→ MATERIAL PROVIDED
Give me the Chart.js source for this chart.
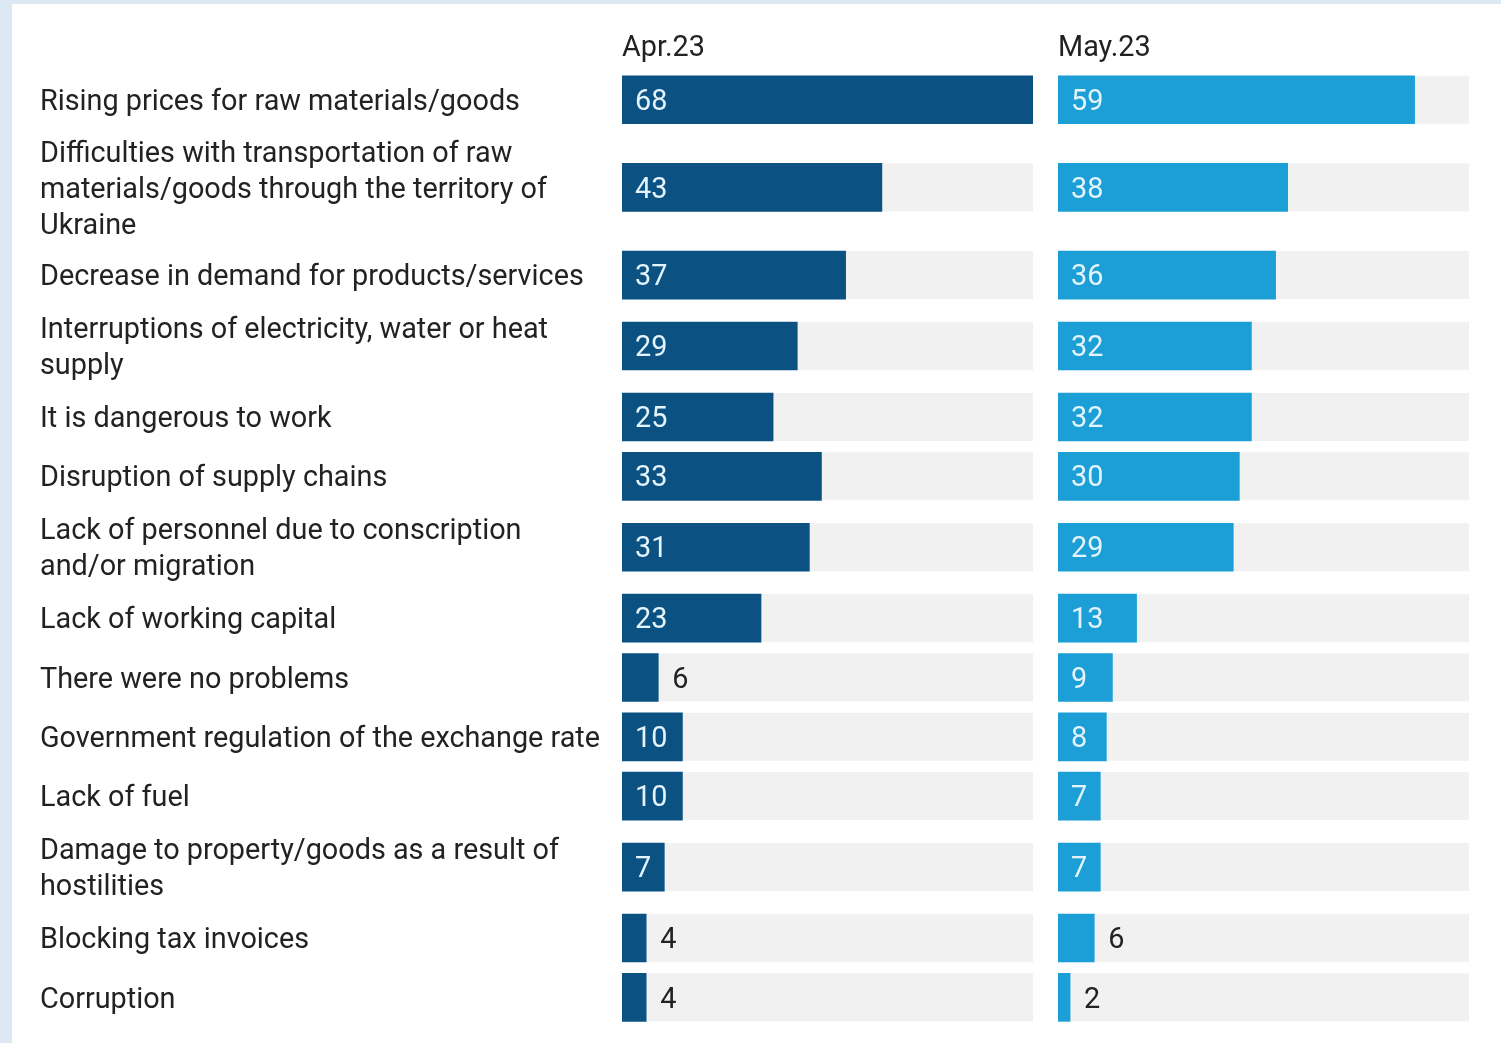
<!DOCTYPE html>
<html>
<head>
<meta charset="utf-8">
<script src="https://cdn.jsdelivr.net/npm/chart.js@4"></script>
<style>
  html, body { margin: 0; padding: 0; }
  body { width: 1501px; height: 1043px; background: #dce8f4; position: relative; overflow: hidden; }
  #panel { position: absolute; left: 12px; top: 4px; right: 0; bottom: 0; background: #ffffff; }
  canvas { position: absolute; left: 0; top: 0; }
</style>
</head>
<body>
<div id="panel"></div>
<canvas id="cA" width="1501" height="1043"></canvas>
<canvas id="cB" width="1501" height="1043"></canvas>
<script>
// ---- data ----
const categories = [
  ["Rising prices for raw materials/goods"],
  ["Difficulties with transportation of raw", "materials/goods through the territory of", "Ukraine"],
  ["Decrease in demand for products/services"],
  ["Interruptions of electricity, water or heat", "supply"],
  ["It is dangerous to work"],
  ["Disruption of supply chains"],
  ["Lack of personnel due to conscription", "and/or migration"],
  ["Lack of working capital"],
  ["There were no problems"],
  ["Government regulation of the exchange rate"],
  ["Lack of fuel"],
  ["Damage to property/goods as a result of", "hostilities"],
  ["Blocking tax invoices"],
  ["Corruption"]
];
const periods = ["Apr.23", "May.23"];
const apr23 = [68, 43, 37, 29, 25, 33, 31, 23, 6, 10, 10, 7, 4, 4];
const may23 = [59, 38, 36, 32, 32, 30, 29, 13, 9, 8, 7, 7, 6, 2];

// ---- layout helpers (row slot height depends on label line count) ----
const SLOT = {1: 59.3, 2: 82.5, 3: 116};
const rowH = categories.map(l => SLOT[l.length]);
const rowPos = [];
let acc = 0;
rowH.forEach((h) => { rowPos.push(acc + h / 2); acc += h; });
const total = acc;

const FONT = "Roboto";
const FSIZE = 28.8;
const DARK = "#0b5283";
const LIGHT = "#1b9fd6";
const TRACK = "#f1f1f1";
const XMAX = 68;

const trackPlugin = {
  id: 'track',
  beforeDatasetsDraw(chart) {
    const {ctx} = chart;
    const xs = chart.scales.x, ys = chart.scales.y;
    ctx.save();
    ctx.fillStyle = TRACK;
    const x0 = xs.getPixelForValue(0), x1 = xs.getPixelForValue(XMAX);
    rowPos.forEach(p => {
      const y = ys.getPixelForValue(p);
      ctx.fillRect(x0, y - 24, x1 - x0, 48);
    });
    ctx.restore();
  }
};

const valuePlugin = {
  id: 'values',
  afterDatasetsDraw(chart) {
    const {ctx} = chart;
    ctx.save();
    ctx.font = FSIZE + "px " + FONT;
    ctx.textBaseline = "middle";
    ctx.textAlign = "left";
    chart.data.datasets.forEach((ds, di) => {
      const meta = chart.getDatasetMeta(di);
      meta.data.forEach((el, i) => {
        const v = ds.data[i].x;
        const w = el.x - el.base;
        if (w >= 40) {
          ctx.fillStyle = "#e4f4fc";
          ctx.fillText(String(v), el.base + 13, el.y + 3);
        } else {
          ctx.fillStyle = "#222222";
          ctx.fillText(String(v), el.x + 14, el.y + 3);
        }
      });
    });
    ctx.restore();
  }
};

function makeChart(id, values, color, title, showLabels, padL, padR) {
  return new Chart(document.getElementById(id), {
    type: 'bar',
    data: {
      datasets: [{
        data: values.map((v, i) => ({x: v, y: rowPos[i]})),
        backgroundColor: color,
        borderWidth: 0,
        barThickness: 48
      }]
    },
    options: {
      indexAxis: 'y',
      responsive: false,
      animation: false,
      layout: { padding: { left: padL, right: padR, top: 32, bottom: 16 } },
      plugins: { legend: { display: false }, tooltip: { enabled: false } },
      scales: {
        x: {
          type: 'linear',
          position: 'top',
          min: 0, max: XMAX,
          grid: { display: false, drawTicks: false },
          border: { display: false },
          ticks: { display: false },
          title: {
            display: true, text: title, align: 'start',
            color: '#222222',
            font: { family: FONT, size: FSIZE, lineHeight: 1.2 },
            padding: { top: 0, bottom: 3.5 }
          }
        },
        y: {
          type: 'linear',
          display: showLabels,
          offset: false,
          reverse: true,
          min: 0, max: total,
          grid: { display: false, drawTicks: false },
          border: { display: false },
          afterBuildTicks(scale) { scale.ticks = rowPos.map(v => ({ value: v })); },
          afterFit(scale) {
            if (showLabels) scale.width = 582;
            scale.paddingTop = 0;
            scale.paddingBottom = 0;
          },
          ticks: {
            autoSkip: false,
            crossAlign: 'far',
            padding: 0,
            labelOffset: 3,
            color: '#222222',
            font: { family: FONT, size: FSIZE, lineHeight: 1.25 },
            callback: (v, i) => categories[i]
          }
        }
      }
    },
    plugins: [trackPlugin, valuePlugin]
  });
}

makeChart('cA', apr23, DARK, periods[0], true, 40, 1501 - 1033);
makeChart('cB', may23, LIGHT, periods[1], false, 1058, 1501 - 1469);
</script>
</body>
</html>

→ REQUEST
Restate only the lines running from the start of the material above through the line containing "8, 7, 7, 6, 2];", ends included. No pictures.

→ RESULT OF THIS EXERCISE
Give me the Chart.js source for this chart.
<!DOCTYPE html>
<html>
<head>
<meta charset="utf-8">
<script src="https://cdn.jsdelivr.net/npm/chart.js@4"></script>
<style>
  html, body { margin: 0; padding: 0; }
  body { width: 1501px; height: 1043px; background: #dce8f4; position: relative; overflow: hidden; }
  #panel { position: absolute; left: 12px; top: 4px; right: 0; bottom: 0; background: #ffffff; }
  canvas { position: absolute; left: 0; top: 0; }
</style>
</head>
<body>
<div id="panel"></div>
<canvas id="cA" width="1501" height="1043"></canvas>
<canvas id="cB" width="1501" height="1043"></canvas>
<script>
// ---- data ----
const categories = [
  ["Rising prices for raw materials/goods"],
  ["Difficulties with transportation of raw", "materials/goods through the territory of", "Ukraine"],
  ["Decrease in demand for products/services"],
  ["Interruptions of electricity, water or heat", "supply"],
  ["It is dangerous to work"],
  ["Disruption of supply chains"],
  ["Lack of personnel due to conscription", "and/or migration"],
  ["Lack of working capital"],
  ["There were no problems"],
  ["Government regulation of the exchange rate"],
  ["Lack of fuel"],
  ["Damage to property/goods as a result of", "hostilities"],
  ["Blocking tax invoices"],
  ["Corruption"]
];
const periods = ["Apr.23", "May.23"];
const apr23 = [68, 43, 37, 29, 25, 33, 31, 23, 6, 10, 10, 7, 4, 4];
const may23 = [59, 38, 36, 32, 32, 30, 29, 13, 9, 8, 7, 7, 6, 2];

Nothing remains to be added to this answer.